- RECORDED INFORMATION:
=====
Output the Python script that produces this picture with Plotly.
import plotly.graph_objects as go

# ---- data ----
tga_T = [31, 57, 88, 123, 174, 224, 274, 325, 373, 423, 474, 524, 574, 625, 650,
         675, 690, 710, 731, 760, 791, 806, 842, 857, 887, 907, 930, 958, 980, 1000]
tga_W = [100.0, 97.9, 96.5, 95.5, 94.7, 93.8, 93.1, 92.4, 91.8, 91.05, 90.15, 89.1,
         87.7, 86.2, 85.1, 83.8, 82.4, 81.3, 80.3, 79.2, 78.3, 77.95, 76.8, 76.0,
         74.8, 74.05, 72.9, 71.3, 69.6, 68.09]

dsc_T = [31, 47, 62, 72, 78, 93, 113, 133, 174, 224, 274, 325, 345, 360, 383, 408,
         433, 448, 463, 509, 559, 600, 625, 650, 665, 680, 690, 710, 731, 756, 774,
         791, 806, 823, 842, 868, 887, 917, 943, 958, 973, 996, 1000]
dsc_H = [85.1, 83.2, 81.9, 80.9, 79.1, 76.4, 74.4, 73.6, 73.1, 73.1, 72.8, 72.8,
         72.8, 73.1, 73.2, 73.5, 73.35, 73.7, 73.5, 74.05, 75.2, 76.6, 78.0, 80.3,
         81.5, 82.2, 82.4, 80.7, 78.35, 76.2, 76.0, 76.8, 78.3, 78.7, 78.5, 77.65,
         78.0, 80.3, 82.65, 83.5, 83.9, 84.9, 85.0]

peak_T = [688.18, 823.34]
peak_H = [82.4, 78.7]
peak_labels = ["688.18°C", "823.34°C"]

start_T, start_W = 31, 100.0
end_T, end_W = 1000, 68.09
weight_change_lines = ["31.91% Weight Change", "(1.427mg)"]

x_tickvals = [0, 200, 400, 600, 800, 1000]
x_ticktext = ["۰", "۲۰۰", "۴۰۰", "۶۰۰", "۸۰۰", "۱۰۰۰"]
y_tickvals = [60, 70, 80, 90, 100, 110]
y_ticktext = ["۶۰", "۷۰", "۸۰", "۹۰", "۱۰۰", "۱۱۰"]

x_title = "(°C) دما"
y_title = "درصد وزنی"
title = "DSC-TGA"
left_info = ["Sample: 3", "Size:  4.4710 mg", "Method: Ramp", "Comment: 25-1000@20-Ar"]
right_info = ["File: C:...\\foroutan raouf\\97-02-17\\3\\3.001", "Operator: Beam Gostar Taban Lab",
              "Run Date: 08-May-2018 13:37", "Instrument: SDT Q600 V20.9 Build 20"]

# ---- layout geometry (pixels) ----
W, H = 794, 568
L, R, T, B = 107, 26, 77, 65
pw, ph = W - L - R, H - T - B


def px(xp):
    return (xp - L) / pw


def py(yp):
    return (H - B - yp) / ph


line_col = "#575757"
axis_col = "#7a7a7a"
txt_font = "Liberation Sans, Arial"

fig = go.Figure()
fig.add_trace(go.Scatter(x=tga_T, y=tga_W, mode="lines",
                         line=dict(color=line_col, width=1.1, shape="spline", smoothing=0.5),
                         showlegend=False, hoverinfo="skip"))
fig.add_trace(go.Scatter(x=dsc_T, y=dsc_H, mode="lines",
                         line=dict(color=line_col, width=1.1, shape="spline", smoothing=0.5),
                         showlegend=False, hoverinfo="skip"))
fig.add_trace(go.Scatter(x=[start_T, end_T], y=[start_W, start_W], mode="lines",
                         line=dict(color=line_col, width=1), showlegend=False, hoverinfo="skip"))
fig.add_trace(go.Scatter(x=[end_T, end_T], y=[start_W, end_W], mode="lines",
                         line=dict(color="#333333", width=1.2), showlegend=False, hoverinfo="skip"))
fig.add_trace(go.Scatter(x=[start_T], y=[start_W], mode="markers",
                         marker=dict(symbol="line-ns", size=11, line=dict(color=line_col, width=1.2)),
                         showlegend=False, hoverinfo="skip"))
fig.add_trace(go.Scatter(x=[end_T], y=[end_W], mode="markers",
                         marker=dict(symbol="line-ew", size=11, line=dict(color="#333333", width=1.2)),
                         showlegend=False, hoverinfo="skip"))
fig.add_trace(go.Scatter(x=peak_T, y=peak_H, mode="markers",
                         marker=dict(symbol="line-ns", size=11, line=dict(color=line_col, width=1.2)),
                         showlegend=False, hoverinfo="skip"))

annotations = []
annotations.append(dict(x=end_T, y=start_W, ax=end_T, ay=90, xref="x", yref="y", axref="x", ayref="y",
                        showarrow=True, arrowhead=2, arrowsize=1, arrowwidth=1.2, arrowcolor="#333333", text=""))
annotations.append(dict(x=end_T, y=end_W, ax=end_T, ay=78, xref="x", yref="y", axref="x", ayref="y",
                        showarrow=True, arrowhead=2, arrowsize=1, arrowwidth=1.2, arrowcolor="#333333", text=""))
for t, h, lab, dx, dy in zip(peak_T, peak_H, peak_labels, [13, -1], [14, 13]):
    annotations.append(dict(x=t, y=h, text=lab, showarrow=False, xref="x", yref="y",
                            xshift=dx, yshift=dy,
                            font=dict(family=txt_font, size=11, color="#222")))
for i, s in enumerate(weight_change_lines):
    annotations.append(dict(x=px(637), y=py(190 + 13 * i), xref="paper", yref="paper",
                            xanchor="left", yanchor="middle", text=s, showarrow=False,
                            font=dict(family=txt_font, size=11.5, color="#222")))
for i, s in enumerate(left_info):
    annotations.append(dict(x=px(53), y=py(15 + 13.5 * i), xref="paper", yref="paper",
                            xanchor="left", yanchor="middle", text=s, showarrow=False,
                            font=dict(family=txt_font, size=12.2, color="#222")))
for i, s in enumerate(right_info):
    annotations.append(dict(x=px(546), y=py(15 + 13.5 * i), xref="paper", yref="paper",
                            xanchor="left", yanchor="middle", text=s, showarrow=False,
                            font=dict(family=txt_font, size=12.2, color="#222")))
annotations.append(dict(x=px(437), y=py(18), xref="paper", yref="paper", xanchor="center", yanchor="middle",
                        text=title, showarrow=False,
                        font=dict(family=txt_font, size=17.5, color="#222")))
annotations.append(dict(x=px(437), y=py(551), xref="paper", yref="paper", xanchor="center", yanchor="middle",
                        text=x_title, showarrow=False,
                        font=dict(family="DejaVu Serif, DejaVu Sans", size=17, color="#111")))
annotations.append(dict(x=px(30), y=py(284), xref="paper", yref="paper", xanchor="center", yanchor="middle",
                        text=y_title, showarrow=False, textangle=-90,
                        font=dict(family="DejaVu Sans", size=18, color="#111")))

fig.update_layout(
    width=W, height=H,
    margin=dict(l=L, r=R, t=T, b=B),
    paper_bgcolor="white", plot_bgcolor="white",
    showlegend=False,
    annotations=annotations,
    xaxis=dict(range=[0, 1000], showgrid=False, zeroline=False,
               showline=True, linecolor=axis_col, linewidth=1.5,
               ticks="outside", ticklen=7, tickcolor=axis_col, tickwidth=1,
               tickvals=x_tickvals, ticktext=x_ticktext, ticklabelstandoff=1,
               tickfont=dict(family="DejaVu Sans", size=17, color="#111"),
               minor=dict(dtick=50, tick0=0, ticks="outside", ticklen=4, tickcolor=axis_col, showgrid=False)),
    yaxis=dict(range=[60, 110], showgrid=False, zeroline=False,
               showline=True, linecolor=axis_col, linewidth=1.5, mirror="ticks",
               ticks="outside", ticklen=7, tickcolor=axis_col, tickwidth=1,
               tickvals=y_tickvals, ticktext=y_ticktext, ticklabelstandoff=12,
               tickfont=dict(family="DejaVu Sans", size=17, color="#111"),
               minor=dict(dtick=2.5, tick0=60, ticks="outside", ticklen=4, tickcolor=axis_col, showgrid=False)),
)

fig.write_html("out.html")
=====
All of the data needs to be printed once more, exactly.

- FINAL RESULT:
Output the Python script that produces this picture with Plotly.
import plotly.graph_objects as go

# ---- data ----
tga_T = [31, 57, 88, 123, 174, 224, 274, 325, 373, 423, 474, 524, 574, 625, 650,
         675, 690, 710, 731, 760, 791, 806, 842, 857, 887, 907, 930, 958, 980, 1000]
tga_W = [100.0, 97.9, 96.5, 95.5, 94.7, 93.8, 93.1, 92.4, 91.8, 91.05, 90.15, 89.1,
         87.7, 86.2, 85.1, 83.8, 82.4, 81.3, 80.3, 79.2, 78.3, 77.95, 76.8, 76.0,
         74.8, 74.05, 72.9, 71.3, 69.6, 68.09]

dsc_T = [31, 47, 62, 72, 78, 93, 113, 133, 174, 224, 274, 325, 345, 360, 383, 408,
         433, 448, 463, 509, 559, 600, 625, 650, 665, 680, 690, 710, 731, 756, 774,
         791, 806, 823, 842, 868, 887, 917, 943, 958, 973, 996, 1000]
dsc_H = [85.1, 83.2, 81.9, 80.9, 79.1, 76.4, 74.4, 73.6, 73.1, 73.1, 72.8, 72.8,
         72.8, 73.1, 73.2, 73.5, 73.35, 73.7, 73.5, 74.05, 75.2, 76.6, 78.0, 80.3,
         81.5, 82.2, 82.4, 80.7, 78.35, 76.2, 76.0, 76.8, 78.3, 78.7, 78.5, 77.65,
         78.0, 80.3, 82.65, 83.5, 83.9, 84.9, 85.0]

peak_T = [688.18, 823.34]
peak_H = [82.4, 78.7]
peak_labels = ["688.18°C", "823.34°C"]

start_T, start_W = 31, 100.0
end_T, end_W = 1000, 68.09
weight_change_lines = ["31.91% Weight Change", "(1.427mg)"]

x_tickvals = [0, 200, 400, 600, 800, 1000]
x_ticktext = ["۰", "۲۰۰", "۴۰۰", "۶۰۰", "۸۰۰", "۱۰۰۰"]
y_tickvals = [60, 70, 80, 90, 100, 110]
y_ticktext = ["۶۰", "۷۰", "۸۰", "۹۰", "۱۰۰", "۱۱۰"]

x_title = "(°C) دما"
y_title = "درصد وزنی"
title = "DSC-TGA"
left_info = ["Sample: 3", "Size:  4.4710 mg", "Method: Ramp", "Comment: 25-1000@20-Ar"]
right_info = ["File: C:...\\foroutan raouf\\97-02-17\\3\\3.001", "Operator: Beam Gostar Taban Lab",
              "Run Date: 08-May-2018 13:37", "Instrument: SDT Q600 V20.9 Build 20"]

# ---- layout geometry (pixels) ----
W, H = 794, 568
L, R, T, B = 107, 26, 77, 65
pw, ph = W - L - R, H - T - B


def px(xp):
    return (xp - L) / pw


def py(yp):
    return (H - B - yp) / ph


line_col = "#575757"
axis_col = "#7a7a7a"
txt_font = "Liberation Sans, Arial"

fig = go.Figure()
fig.add_trace(go.Scatter(x=tga_T, y=tga_W, mode="lines",
                         line=dict(color=line_col, width=1.1, shape="spline", smoothing=0.5),
                         showlegend=False, hoverinfo="skip"))
fig.add_trace(go.Scatter(x=dsc_T, y=dsc_H, mode="lines",
                         line=dict(color=line_col, width=1.1, shape="spline", smoothing=0.5),
                         showlegend=False, hoverinfo="skip"))
fig.add_trace(go.Scatter(x=[start_T, end_T], y=[start_W, start_W], mode="lines",
                         line=dict(color=line_col, width=1), showlegend=False, hoverinfo="skip"))
fig.add_trace(go.Scatter(x=[end_T, end_T], y=[start_W, end_W], mode="lines",
                         line=dict(color="#333333", width=1.2), showlegend=False, hoverinfo="skip"))
fig.add_trace(go.Scatter(x=[start_T], y=[start_W], mode="markers",
                         marker=dict(symbol="line-ns", size=11, line=dict(color=line_col, width=1.2)),
                         showlegend=False, hoverinfo="skip"))
fig.add_trace(go.Scatter(x=[end_T], y=[end_W], mode="markers",
                         marker=dict(symbol="line-ew", size=11, line=dict(color="#333333", width=1.2)),
                         showlegend=False, hoverinfo="skip"))
fig.add_trace(go.Scatter(x=peak_T, y=peak_H, mode="markers",
                         marker=dict(symbol="line-ns", size=11, line=dict(color=line_col, width=1.2)),
                         showlegend=False, hoverinfo="skip"))

annotations = []
annotations.append(dict(x=end_T, y=start_W, ax=end_T, ay=90, xref="x", yref="y", axref="x", ayref="y",
                        showarrow=True, arrowhead=2, arrowsize=1, arrowwidth=1.2, arrowcolor="#333333", text=""))
annotations.append(dict(x=end_T, y=end_W, ax=end_T, ay=78, xref="x", yref="y", axref="x", ayref="y",
                        showarrow=True, arrowhead=2, arrowsize=1, arrowwidth=1.2, arrowcolor="#333333", text=""))
for t, h, lab, dx, dy in zip(peak_T, peak_H, peak_labels, [13, -1], [14, 13]):
    annotations.append(dict(x=t, y=h, text=lab, showarrow=False, xref="x", yref="y",
                            xshift=dx, yshift=dy,
                            font=dict(family=txt_font, size=11, color="#222")))
for i, s in enumerate(weight_change_lines):
    annotations.append(dict(x=px(637), y=py(190 + 13 * i), xref="paper", yref="paper",
                            xanchor="left", yanchor="middle", text=s, showarrow=False,
                            font=dict(family=txt_font, size=11.5, color="#222")))
for i, s in enumerate(left_info):
    annotations.append(dict(x=px(53), y=py(15 + 13.5 * i), xref="paper", yref="paper",
                            xanchor="left", yanchor="middle", text=s, showarrow=False,
                            font=dict(family=txt_font, size=12.2, color="#222")))
for i, s in enumerate(right_info):
    annotations.append(dict(x=px(546), y=py(15 + 13.5 * i), xref="paper", yref="paper",
                            xanchor="left", yanchor="middle", text=s, showarrow=False,
                            font=dict(family=txt_font, size=12.2, color="#222")))
annotations.append(dict(x=px(437), y=py(18), xref="paper", yref="paper", xanchor="center", yanchor="middle",
                        text=title, showarrow=False,
                        font=dict(family=txt_font, size=17.5, color="#222")))
annotations.append(dict(x=px(437), y=py(551), xref="paper", yref="paper", xanchor="center", yanchor="middle",
                        text=x_title, showarrow=False,
                        font=dict(family="DejaVu Serif, DejaVu Sans", size=17, color="#111")))
annotations.append(dict(x=px(30), y=py(284), xref="paper", yref="paper", xanchor="center", yanchor="middle",
                        text=y_title, showarrow=False, textangle=-90,
                        font=dict(family="DejaVu Sans", size=18, color="#111")))

fig.update_layout(
    width=W, height=H,
    margin=dict(l=L, r=R, t=T, b=B),
    paper_bgcolor="white", plot_bgcolor="white",
    showlegend=False,
    annotations=annotations,
    xaxis=dict(range=[0, 1000], showgrid=False, zeroline=False,
               showline=True, linecolor=axis_col, linewidth=1.5,
               ticks="outside", ticklen=7, tickcolor=axis_col, tickwidth=1,
               tickvals=x_tickvals, ticktext=x_ticktext, ticklabelstandoff=1,
               tickfont=dict(family="DejaVu Sans", size=17, color="#111"),
               minor=dict(dtick=50, tick0=0, ticks="outside", ticklen=4, tickcolor=axis_col, showgrid=False)),
    yaxis=dict(range=[60, 110], showgrid=False, zeroline=False,
               showline=True, linecolor=axis_col, linewidth=1.5, mirror="ticks",
               ticks="outside", ticklen=7, tickcolor=axis_col, tickwidth=1,
               tickvals=y_tickvals, ticktext=y_ticktext, ticklabelstandoff=12,
               tickfont=dict(family="DejaVu Sans", size=17, color="#111"),
               minor=dict(dtick=2.5, tick0=60, ticks="outside", ticklen=4, tickcolor=axis_col, showgrid=False)),
)

fig.write_html("out.html")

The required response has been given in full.